- _PROBLEM TO WORK ON_
Extract every line from the records below that contains the word "this".

- _INFORMATION SUPPLIED_
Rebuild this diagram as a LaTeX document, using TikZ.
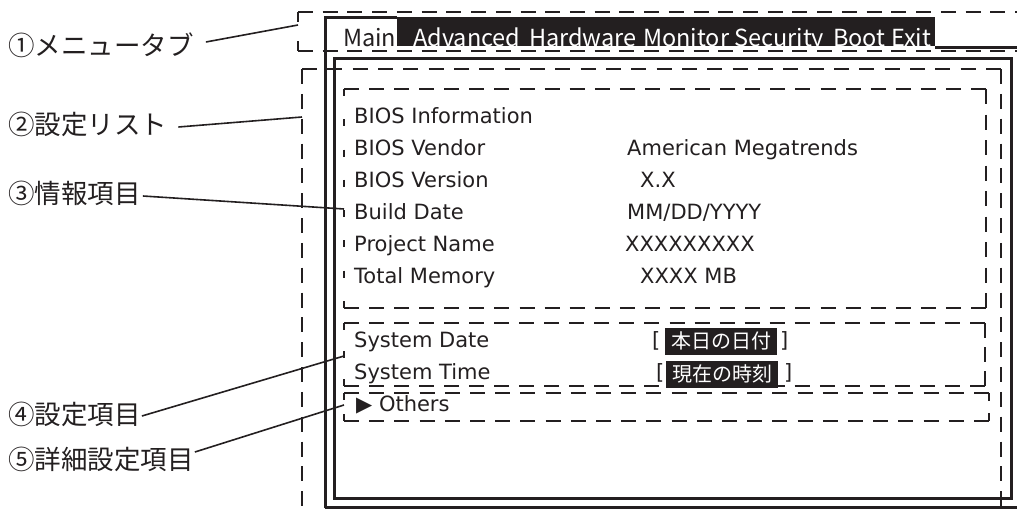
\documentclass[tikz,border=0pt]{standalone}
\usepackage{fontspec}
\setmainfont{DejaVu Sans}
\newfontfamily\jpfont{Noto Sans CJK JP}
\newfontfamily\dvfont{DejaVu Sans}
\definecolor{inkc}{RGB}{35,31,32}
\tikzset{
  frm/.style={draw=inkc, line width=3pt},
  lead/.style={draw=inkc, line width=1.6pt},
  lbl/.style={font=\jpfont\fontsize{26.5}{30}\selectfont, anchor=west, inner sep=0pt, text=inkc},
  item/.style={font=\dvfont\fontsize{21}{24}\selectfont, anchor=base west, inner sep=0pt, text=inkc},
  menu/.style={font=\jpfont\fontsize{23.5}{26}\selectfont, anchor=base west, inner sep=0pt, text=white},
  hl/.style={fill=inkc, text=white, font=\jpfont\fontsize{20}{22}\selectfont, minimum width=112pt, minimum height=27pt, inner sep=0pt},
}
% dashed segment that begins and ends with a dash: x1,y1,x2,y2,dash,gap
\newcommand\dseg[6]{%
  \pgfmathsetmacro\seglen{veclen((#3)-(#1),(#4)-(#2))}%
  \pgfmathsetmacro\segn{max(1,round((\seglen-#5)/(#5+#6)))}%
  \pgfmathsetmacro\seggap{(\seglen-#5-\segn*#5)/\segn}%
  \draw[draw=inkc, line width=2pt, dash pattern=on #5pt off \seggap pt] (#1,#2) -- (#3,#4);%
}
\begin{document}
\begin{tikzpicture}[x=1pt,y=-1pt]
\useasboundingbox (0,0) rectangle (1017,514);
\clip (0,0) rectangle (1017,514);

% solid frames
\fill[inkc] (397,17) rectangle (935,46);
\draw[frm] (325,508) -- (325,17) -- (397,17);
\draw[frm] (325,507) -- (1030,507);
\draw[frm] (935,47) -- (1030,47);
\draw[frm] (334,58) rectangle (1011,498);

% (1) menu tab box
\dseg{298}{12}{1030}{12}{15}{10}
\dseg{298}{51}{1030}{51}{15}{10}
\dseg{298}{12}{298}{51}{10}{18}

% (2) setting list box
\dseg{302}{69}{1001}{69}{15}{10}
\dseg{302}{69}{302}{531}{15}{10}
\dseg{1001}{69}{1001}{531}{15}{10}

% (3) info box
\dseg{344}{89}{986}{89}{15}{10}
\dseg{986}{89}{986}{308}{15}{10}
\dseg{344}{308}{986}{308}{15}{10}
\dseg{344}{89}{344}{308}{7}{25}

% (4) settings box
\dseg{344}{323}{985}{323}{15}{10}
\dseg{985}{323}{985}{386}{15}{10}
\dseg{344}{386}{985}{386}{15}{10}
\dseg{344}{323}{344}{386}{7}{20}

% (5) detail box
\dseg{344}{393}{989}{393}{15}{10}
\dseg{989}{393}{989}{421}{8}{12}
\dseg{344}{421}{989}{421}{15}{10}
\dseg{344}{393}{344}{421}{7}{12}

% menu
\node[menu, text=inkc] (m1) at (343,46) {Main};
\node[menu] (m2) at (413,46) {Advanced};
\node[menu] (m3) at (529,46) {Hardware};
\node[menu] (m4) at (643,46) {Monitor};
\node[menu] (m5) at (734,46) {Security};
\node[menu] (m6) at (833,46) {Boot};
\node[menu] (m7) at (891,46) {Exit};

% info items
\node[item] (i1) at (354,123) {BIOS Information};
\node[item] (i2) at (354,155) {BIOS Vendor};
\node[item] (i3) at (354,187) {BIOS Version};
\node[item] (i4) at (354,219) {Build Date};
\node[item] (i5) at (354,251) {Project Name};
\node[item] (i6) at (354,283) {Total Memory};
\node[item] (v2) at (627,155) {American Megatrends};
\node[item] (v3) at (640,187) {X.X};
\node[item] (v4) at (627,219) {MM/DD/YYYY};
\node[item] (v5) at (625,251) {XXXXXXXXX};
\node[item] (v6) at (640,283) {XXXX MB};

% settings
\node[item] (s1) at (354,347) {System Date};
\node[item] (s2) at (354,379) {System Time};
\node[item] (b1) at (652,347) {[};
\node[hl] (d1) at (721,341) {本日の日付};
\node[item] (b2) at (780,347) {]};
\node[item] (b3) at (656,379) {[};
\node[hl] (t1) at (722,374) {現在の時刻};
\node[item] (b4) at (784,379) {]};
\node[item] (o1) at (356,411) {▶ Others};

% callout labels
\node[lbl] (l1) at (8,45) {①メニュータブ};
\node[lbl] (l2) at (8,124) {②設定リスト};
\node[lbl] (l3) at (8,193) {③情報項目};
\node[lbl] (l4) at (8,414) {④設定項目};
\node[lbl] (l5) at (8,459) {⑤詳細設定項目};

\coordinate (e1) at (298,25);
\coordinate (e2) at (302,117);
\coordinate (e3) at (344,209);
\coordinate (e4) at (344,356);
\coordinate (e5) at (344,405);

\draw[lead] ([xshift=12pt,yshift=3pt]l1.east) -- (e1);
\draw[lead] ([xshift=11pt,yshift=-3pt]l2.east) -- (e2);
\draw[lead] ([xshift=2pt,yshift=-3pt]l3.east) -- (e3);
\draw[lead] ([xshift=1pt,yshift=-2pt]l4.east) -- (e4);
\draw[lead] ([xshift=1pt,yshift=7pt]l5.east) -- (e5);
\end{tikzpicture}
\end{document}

==

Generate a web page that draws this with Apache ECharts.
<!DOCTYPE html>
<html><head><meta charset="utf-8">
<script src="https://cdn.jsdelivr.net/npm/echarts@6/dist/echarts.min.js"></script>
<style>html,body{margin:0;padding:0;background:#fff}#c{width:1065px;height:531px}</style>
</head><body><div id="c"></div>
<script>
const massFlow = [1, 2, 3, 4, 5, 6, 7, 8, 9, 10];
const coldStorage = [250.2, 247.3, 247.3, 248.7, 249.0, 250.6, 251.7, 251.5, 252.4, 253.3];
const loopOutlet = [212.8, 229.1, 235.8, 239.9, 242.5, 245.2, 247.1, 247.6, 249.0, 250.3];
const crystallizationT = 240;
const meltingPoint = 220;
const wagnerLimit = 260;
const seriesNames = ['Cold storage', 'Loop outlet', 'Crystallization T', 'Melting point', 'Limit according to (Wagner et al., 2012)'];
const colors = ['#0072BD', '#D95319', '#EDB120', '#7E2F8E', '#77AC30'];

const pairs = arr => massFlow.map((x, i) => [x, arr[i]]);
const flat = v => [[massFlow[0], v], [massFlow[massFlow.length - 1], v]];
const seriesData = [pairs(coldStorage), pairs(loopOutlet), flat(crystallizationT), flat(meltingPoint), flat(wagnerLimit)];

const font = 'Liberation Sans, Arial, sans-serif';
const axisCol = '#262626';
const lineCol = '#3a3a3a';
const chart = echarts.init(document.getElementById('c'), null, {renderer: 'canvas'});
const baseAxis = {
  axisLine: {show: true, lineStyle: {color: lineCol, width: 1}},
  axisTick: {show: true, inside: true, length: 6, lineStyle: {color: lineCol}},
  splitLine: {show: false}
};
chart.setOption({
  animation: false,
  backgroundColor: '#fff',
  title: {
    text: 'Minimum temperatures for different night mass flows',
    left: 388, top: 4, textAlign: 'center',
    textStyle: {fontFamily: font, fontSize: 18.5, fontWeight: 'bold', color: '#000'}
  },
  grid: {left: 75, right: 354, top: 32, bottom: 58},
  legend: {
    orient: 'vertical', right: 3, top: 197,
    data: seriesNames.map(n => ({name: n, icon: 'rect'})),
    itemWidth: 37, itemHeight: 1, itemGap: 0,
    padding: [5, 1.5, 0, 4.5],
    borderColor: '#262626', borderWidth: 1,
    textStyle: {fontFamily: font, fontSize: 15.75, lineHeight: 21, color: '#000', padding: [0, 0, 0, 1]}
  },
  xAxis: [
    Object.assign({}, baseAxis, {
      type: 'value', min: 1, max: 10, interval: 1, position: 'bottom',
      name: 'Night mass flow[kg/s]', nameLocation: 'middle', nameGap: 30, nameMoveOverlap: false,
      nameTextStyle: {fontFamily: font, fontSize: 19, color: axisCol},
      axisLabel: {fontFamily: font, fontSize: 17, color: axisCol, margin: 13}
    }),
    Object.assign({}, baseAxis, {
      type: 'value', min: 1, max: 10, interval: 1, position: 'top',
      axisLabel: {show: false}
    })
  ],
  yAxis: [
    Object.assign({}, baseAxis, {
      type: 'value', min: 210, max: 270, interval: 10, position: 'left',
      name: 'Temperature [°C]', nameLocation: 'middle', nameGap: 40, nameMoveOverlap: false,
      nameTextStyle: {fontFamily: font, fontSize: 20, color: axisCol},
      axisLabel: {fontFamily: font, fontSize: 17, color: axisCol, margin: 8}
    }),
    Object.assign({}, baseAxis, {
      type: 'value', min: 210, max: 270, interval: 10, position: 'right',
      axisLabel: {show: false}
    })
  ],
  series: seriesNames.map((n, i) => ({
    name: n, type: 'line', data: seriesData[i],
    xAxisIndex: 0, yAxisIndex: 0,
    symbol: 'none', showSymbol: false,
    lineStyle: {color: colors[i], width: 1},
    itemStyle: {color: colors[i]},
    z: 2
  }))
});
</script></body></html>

* * *

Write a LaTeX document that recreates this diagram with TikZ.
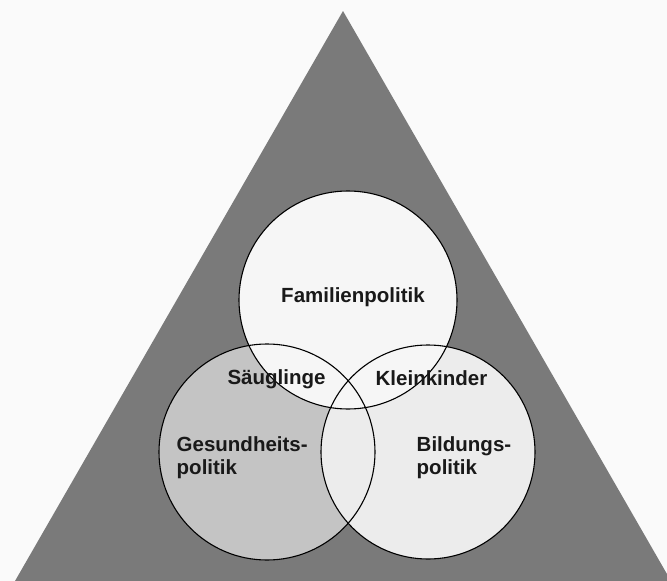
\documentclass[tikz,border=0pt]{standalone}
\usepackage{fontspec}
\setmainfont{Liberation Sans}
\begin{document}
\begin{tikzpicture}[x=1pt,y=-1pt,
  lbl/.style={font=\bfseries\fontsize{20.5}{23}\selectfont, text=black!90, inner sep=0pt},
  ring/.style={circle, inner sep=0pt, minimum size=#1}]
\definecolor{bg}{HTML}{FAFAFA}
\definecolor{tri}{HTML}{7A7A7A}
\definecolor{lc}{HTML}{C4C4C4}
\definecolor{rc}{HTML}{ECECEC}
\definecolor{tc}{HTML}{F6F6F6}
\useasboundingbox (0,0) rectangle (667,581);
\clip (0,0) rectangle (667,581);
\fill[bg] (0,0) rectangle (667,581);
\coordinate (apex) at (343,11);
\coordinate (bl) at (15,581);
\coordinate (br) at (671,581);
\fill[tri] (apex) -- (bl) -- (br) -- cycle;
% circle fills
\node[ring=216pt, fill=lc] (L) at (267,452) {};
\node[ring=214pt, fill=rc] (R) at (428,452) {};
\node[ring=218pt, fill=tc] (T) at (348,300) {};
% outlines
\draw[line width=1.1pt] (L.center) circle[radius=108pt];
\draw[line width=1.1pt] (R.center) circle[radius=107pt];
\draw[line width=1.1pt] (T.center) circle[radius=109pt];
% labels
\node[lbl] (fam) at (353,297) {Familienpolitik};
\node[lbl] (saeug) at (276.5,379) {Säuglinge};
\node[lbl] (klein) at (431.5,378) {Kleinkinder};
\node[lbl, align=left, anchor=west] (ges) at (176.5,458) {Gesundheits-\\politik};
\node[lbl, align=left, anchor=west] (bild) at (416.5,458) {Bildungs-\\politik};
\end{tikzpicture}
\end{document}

- _REPLY TO THE EXERCISE_
Rebuild this diagram as a LaTeX document, using TikZ.
Generate a web page that draws this with Apache ECharts.
Write a LaTeX document that recreates this diagram with TikZ.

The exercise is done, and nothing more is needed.